TDB: Tell us in brief about your capex plans. What size of capex are you planning? Which sectors are you targeting? And how much of it are you planning for India, and how much for Germany and Sweden?

AK: We have plans to invest about Rs.1,000 crore over the next three years. So, we will be investing a little more than Rs.300 crore a year across all our industry verticals. And all this is in India.

TDB: What is there in your business model that has kept you immune from the economic slowdown in Europe, particularly in Germany?

AK: No one has been immune to the economic slowdown in the last few years. However, we have a fairly well-diversified business model, which has somehow helped us sail through the adverse economic conditions and helped us in a certain amount of de-risking.

Coming back to the economic conditions in Europe, everybody is working towards bringing the region’s economy back on track. But that is something a little outside our area of expertise and let’s say, that is somebody else’s problem. However, I think, the economy in Europe is stabilising and Germany, which is our main market, is doing well. Weakening of the euro is also making Germany more competitive.

TDB: At a standalone level, export incentives account for about a quarter of your PAT. However, they have been falling consistently for the last few years. Do you expect the government to further rationalise incentives in the upcoming Foreign Trade Policy (FTP)?

AK: Export incentives are less than 2% of our sales. We have lot of tailwinds as an economy. Oil is at its lowest in years. So, we must use this opportunity to start investing in creating the infrastructure and getting the economy kick started.

I want the new Foreign Trade Policy to be a fair trade policy. There are certain areas where we have inverted duty structures and those need to be corrected. And we are on track.

TDB: At 8.4%, your cost of debt in FY2014 was the highest in the last 10 years. What caused this? How do you intend to keep it under check as you restart capex in FY2016?

AK: I don’t believe our cost of debt is that high. I don’t remember each figure like that.

TDB: Prime Minister Narendra Modi’s ‘Make in India’ has high expectations from manufacturing companies like yours. How are you gearing up to shoulder the responsibilities, particularly since in FY2014, even at a standalone level, you earned over 50% of your revenue from abroad?

AK: I believe, we are in the best position for ‘Make in India’. We have the base technologies and we have the domain knowledge. Moreover, we have a global customer base and have the R&D capability to serve the purpose. Now, we are going to deploy our manufacturing capabilities across more and more sectors, so that we can grow our business as well as take advantage of the ‘Make in India’ phenomenon. The ‘Make in India’ campaign is also giving us an opportunity to manufacture and supply to a lot of Indian companies, including PSUs, who used to import many of their products.

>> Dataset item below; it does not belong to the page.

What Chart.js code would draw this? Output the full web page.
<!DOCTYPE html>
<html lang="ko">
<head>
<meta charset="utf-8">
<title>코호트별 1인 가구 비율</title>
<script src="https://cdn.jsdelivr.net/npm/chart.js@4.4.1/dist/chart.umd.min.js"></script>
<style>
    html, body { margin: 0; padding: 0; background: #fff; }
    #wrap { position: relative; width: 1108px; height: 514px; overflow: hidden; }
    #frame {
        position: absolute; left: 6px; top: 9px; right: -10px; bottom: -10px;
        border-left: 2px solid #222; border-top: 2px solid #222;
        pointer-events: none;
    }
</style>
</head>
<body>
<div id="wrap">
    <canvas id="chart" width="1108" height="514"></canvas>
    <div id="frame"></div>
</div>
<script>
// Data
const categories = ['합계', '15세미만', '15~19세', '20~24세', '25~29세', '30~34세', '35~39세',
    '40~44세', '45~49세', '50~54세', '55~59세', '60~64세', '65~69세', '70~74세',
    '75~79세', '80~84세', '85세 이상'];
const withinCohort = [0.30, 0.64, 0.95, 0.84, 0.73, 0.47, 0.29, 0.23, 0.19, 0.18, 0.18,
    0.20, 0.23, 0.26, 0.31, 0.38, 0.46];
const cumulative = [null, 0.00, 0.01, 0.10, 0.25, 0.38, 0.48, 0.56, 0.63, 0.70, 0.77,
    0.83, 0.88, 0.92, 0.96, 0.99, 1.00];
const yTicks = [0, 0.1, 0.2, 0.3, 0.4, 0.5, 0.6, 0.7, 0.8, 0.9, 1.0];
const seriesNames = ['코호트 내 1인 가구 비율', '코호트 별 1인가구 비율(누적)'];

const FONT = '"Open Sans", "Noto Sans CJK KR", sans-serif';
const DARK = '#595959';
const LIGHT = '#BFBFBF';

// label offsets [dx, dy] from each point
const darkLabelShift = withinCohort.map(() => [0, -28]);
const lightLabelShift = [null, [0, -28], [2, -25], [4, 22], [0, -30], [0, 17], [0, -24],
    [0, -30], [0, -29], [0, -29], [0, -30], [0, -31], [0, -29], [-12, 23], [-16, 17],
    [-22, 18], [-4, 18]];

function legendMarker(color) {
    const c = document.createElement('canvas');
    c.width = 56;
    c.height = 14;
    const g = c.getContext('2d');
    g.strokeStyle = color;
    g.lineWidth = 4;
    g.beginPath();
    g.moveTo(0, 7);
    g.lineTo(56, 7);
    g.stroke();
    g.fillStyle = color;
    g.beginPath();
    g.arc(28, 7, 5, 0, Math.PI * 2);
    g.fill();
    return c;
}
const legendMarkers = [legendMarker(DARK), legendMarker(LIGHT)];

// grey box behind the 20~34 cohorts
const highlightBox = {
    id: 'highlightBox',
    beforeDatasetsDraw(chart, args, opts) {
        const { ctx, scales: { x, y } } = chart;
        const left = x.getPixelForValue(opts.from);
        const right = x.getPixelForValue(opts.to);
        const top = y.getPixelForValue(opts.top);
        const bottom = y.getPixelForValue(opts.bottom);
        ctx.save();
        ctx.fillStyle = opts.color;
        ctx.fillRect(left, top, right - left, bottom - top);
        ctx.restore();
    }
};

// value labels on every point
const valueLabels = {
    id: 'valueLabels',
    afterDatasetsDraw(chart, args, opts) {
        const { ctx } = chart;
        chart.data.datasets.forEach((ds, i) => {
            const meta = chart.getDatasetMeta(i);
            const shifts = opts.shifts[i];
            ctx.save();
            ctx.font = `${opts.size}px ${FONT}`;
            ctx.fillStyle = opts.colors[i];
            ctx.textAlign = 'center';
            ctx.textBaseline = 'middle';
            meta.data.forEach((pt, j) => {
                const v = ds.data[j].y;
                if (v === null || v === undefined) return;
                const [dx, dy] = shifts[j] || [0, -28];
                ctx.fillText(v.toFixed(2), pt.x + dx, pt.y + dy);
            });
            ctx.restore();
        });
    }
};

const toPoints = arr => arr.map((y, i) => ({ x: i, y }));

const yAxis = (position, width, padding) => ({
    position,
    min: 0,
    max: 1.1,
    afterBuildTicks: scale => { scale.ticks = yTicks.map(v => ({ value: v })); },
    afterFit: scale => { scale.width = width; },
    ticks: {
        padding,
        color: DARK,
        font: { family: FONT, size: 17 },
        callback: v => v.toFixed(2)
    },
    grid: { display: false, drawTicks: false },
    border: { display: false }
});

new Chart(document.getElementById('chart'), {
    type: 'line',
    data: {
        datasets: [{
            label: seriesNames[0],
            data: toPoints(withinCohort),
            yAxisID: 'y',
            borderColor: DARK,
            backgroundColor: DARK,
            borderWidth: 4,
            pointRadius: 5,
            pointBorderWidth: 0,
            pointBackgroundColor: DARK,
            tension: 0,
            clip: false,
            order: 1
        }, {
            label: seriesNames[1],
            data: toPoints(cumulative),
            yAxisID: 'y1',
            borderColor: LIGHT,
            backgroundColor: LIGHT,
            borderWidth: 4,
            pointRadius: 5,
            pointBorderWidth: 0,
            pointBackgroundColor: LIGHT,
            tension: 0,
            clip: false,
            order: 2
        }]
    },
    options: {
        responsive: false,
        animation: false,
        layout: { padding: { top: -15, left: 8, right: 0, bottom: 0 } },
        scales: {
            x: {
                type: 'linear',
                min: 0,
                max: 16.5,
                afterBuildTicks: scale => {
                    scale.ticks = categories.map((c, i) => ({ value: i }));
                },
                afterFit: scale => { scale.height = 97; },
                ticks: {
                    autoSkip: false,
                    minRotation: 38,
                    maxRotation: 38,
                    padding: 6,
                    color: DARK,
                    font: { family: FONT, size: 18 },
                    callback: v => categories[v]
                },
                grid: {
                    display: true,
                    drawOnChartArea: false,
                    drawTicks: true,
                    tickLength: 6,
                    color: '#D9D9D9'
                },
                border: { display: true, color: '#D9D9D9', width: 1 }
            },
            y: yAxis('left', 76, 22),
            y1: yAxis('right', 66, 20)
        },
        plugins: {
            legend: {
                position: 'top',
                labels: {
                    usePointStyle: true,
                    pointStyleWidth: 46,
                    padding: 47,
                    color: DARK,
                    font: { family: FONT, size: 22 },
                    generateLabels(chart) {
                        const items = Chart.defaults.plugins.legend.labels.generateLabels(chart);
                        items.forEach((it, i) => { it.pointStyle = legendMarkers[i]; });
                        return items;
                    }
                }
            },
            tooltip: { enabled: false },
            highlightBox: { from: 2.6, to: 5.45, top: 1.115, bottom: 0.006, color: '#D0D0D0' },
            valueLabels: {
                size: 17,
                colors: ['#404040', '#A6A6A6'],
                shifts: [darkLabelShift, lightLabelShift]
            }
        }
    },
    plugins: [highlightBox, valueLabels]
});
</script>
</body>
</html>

TDB: Over the last 10 years, Bharat Forge’s standalone numbers have been much bumpier than its consolidated numbers. What has the company learned from this?

AK: Earlier, we used to depend on one industry. Now, we are more diversified than ever before. Earlier, due to our dependence on one industry, we couldn’t do much more than what our customers were doing.

TDB: Railways is a sector where you have started supplying components. Now, as the sector is likely to open up for private players in a much bigger way, what kind of opportunities do you actually see there?

AK: Railway is the lifeline of India. It is a big sector and offers big opportunities for private players like us. India can’t grow if railways can’t grow. So, railways need to grow at double the country’s growth. But in the last many years there have been no investment, due to which our railway system is way behind. I hope under the new railway ministry something good is going to come out for this sector.